Precedent treatment: Authorities emphasize that survey material must be corroborated by independent evidence before making additions; assessment cannot rest on mere surmises derived from preparatory documents.
Interpretation and reasoning: The Tribunal found that the Assessing Officer selectively relied on portions of the estimate and an unauthenticated agreement while ignoring exculpatory material (sellers' denials, registered sale deeds, blank impounded stamp paper). The AO's approach was characterized as pick-and-choose and conjectural rather than founded on positive corroborative material. The CIT(A) undertook a fact-finding exercise, considered sellers' statements and registered deeds, and applied legal principles; the Tribunal found no reason to disturb that analysis.
Ratio vs. Obiter: Ratio - A survey-seized document cannot sustain additions in absence of corroboration and where the AO ignores material exculpatory evidence; such reliance constitutes conjecture.

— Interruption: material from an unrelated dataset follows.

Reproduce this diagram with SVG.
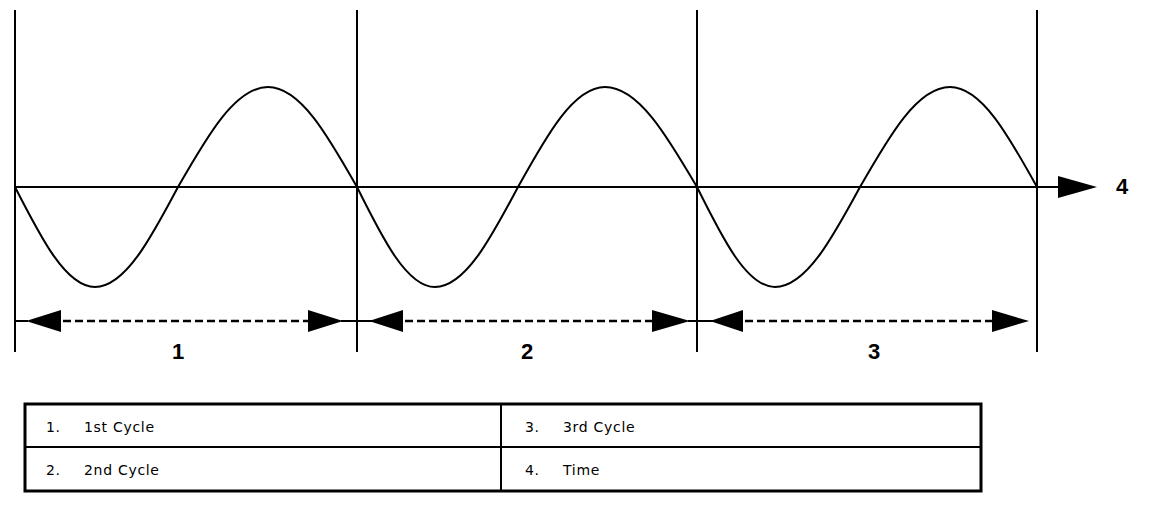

Conclusion: The AO's approach was inadequate; appellate deletion of additions was justified.
OVERALL CONCLUSION
On the totality of facts - primacy of registered sale deed values, the preparatory/indicative nature of the estimated project cost, sellers' denials, lack of authenticated/corroborative agreement evidence, and absence of proof regarding interest payments - the Tribunal upheld the appellate authority's deletions and dismissed the Revenue's appeal. The findings that supported deletions constitute the operative ratio; ancillary observations regarding the limited use of estimates are consistent obiter reasoning applied to the facts.